**Stated task:** From the records below, transcribe only the lines running from the one with "Clone this chart in Apache ECharts." through the one with "const seriesNames = ['Idif','Ig0Orig','IbnOrig','Ig0'];". Keep both of those end lines.

**Material supplied:**

## begin

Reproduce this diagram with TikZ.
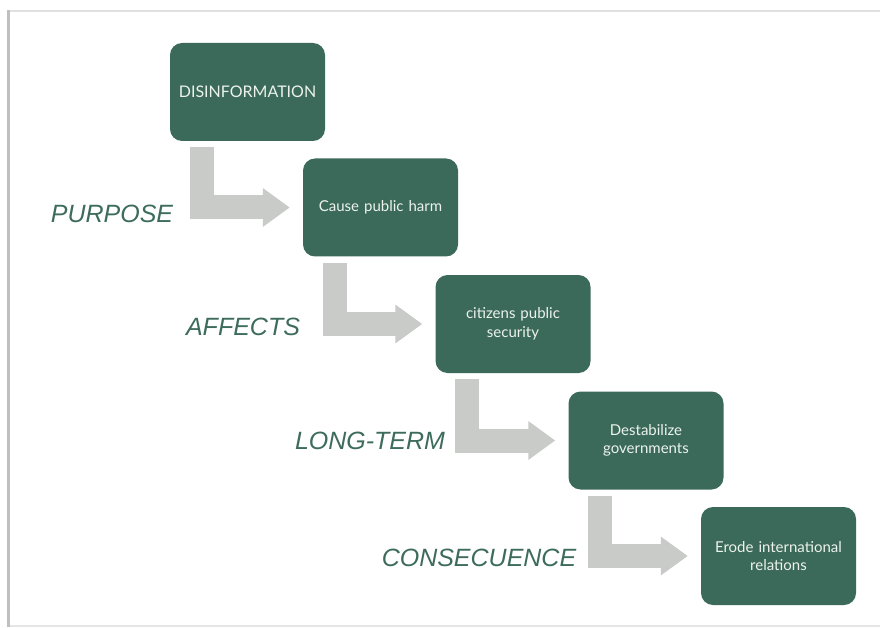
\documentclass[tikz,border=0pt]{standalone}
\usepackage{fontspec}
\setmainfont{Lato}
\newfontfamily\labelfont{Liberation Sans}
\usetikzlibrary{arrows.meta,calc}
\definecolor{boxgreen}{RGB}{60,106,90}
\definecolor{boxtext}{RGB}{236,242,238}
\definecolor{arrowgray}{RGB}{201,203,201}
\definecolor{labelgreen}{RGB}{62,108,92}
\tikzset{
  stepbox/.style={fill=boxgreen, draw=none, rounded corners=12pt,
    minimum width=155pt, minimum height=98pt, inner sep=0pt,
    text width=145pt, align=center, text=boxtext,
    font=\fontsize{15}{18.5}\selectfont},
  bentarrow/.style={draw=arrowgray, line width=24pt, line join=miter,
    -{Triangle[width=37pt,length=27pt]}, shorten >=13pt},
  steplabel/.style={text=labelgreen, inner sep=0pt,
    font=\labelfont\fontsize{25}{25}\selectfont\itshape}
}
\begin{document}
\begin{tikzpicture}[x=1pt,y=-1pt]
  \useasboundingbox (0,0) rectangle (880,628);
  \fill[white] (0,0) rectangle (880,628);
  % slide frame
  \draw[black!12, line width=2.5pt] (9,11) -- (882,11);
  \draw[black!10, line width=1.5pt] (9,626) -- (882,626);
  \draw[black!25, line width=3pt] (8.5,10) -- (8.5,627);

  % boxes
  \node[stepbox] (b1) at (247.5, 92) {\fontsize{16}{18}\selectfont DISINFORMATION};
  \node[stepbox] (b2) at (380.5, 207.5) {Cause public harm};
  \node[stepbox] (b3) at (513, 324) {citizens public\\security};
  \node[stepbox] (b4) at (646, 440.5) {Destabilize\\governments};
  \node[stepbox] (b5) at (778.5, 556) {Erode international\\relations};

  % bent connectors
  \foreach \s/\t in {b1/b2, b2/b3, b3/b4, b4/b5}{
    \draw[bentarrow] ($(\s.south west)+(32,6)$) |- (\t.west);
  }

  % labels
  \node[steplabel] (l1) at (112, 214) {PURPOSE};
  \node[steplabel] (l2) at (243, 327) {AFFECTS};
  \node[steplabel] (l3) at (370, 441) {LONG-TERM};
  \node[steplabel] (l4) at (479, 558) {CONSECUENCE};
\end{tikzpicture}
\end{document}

## end
## begin

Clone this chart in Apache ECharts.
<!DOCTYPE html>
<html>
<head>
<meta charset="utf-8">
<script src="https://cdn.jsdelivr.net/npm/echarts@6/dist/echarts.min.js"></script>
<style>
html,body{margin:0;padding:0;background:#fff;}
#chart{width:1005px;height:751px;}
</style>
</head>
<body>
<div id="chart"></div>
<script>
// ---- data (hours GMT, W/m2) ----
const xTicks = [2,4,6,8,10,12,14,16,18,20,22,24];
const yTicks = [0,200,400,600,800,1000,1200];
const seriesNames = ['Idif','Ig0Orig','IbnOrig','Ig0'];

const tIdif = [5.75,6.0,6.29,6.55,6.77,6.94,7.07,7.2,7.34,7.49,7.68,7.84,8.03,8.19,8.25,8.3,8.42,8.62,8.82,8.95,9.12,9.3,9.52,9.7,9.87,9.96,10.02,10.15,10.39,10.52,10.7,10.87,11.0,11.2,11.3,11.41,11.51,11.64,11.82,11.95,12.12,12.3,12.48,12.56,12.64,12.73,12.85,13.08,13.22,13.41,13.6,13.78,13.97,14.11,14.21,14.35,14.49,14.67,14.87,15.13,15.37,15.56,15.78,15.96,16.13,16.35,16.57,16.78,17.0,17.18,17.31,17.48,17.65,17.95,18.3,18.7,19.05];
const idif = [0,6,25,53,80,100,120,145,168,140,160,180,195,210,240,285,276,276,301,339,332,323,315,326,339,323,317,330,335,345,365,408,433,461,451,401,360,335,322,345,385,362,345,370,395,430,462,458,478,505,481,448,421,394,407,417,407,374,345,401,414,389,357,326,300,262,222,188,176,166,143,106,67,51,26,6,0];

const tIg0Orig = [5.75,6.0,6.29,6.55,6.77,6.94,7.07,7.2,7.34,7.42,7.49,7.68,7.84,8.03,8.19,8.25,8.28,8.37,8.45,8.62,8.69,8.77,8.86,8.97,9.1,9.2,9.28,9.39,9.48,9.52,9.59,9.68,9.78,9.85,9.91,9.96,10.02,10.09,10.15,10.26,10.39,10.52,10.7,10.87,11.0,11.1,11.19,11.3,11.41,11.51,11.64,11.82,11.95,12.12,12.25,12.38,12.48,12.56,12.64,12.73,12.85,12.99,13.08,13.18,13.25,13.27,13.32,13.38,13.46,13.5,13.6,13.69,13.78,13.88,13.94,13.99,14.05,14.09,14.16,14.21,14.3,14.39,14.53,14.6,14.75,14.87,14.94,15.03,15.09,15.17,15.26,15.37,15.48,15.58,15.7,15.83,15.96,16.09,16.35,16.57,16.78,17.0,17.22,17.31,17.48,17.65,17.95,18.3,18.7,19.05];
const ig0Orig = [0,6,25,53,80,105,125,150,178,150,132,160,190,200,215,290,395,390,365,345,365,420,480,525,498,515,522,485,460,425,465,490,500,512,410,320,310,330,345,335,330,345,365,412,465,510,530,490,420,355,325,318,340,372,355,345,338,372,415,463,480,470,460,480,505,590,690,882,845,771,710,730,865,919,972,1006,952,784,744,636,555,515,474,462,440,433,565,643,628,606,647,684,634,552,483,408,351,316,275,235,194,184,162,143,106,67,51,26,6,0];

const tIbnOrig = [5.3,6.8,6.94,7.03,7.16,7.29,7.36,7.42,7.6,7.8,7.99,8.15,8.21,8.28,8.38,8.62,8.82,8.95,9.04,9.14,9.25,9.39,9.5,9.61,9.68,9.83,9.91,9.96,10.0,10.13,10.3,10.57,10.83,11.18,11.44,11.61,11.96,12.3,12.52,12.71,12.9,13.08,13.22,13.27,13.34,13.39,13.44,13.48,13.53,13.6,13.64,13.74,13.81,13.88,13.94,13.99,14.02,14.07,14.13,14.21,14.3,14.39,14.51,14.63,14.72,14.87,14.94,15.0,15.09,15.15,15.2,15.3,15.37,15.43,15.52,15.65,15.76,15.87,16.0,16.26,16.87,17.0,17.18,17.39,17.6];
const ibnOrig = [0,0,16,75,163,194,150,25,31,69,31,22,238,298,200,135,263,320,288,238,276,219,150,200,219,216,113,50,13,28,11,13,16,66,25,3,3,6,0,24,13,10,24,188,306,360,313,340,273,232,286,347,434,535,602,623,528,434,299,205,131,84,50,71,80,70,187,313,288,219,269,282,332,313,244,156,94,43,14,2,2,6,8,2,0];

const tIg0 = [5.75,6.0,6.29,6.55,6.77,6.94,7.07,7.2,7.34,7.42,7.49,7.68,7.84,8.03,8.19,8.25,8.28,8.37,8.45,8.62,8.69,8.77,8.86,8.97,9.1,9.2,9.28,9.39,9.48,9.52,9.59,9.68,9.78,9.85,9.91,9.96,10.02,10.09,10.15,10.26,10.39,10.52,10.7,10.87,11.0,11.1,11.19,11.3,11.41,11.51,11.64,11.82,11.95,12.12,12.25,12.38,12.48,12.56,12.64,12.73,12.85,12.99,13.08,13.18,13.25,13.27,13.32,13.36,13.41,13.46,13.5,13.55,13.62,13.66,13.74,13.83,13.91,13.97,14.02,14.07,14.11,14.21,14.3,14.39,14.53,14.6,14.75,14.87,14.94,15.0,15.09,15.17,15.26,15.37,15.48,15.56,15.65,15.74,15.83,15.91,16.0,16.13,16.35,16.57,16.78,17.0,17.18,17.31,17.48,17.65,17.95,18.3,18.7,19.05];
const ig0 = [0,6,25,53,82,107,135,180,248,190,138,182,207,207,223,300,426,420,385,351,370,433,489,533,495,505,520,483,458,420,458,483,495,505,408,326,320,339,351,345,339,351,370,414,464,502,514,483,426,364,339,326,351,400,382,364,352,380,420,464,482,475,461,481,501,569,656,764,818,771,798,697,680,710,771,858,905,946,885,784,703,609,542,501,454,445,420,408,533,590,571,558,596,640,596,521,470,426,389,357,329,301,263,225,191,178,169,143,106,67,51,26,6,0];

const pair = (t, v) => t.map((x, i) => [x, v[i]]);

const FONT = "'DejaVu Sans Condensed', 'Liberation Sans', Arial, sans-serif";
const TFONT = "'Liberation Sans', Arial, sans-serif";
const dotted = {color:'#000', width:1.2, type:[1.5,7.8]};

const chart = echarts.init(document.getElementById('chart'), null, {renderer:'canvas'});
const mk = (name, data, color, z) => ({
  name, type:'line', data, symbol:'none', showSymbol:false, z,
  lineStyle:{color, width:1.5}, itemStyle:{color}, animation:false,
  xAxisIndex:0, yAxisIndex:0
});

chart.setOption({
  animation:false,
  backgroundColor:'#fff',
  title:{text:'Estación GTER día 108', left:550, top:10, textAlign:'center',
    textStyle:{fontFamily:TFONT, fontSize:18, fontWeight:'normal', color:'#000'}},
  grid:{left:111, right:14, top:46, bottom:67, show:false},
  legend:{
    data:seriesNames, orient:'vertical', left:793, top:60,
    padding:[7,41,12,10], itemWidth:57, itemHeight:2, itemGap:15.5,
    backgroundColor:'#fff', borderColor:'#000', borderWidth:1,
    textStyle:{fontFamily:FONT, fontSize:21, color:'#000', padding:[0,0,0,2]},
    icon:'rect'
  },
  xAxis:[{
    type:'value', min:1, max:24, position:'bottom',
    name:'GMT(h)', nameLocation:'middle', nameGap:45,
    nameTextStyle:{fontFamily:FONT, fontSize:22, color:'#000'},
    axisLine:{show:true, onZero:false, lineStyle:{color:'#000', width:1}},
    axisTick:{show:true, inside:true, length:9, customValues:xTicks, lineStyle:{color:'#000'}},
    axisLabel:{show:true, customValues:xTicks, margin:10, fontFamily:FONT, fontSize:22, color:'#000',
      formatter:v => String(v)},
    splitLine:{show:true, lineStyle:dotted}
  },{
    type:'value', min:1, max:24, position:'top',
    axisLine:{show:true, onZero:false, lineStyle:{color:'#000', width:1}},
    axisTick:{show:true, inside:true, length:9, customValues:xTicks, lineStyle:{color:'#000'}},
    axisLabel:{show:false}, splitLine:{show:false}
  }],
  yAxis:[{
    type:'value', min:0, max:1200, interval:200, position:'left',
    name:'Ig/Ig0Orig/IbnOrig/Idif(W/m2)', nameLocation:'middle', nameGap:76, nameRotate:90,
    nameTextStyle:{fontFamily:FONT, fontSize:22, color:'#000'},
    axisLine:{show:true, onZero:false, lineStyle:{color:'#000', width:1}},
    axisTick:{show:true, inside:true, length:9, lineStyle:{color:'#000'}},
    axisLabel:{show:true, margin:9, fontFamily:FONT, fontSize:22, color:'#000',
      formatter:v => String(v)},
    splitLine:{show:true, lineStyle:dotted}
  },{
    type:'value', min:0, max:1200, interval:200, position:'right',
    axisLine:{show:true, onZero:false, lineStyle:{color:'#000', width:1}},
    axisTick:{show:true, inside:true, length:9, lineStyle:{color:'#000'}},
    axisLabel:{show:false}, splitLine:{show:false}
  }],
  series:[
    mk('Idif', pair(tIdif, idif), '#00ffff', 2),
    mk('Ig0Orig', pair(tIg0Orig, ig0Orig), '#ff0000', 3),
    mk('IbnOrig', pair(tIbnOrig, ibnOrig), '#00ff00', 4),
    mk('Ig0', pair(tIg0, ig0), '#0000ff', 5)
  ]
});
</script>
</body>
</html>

## end
## begin

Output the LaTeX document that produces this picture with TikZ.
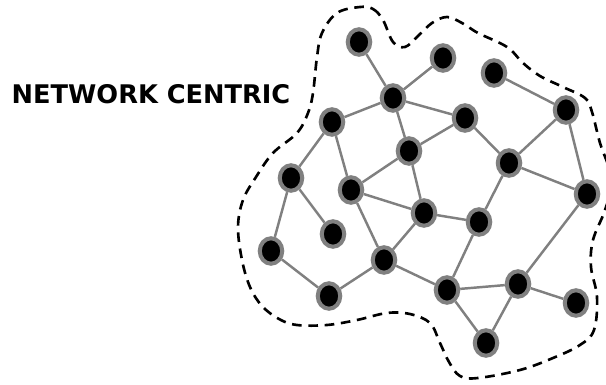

## end

**Answer to the problem:**
Clone this chart in Apache ECharts.
<!DOCTYPE html>
<html>
<head>
<meta charset="utf-8">
<script src="https://cdn.jsdelivr.net/npm/echarts@6/dist/echarts.min.js"></script>
<style>
html,body{margin:0;padding:0;background:#fff;}
#chart{width:1005px;height:751px;}
</style>
</head>
<body>
<div id="chart"></div>
<script>
// ---- data (hours GMT, W/m2) ----
const xTicks = [2,4,6,8,10,12,14,16,18,20,22,24];
const yTicks = [0,200,400,600,800,1000,1200];
const seriesNames = ['Idif','Ig0Orig','IbnOrig','Ig0'];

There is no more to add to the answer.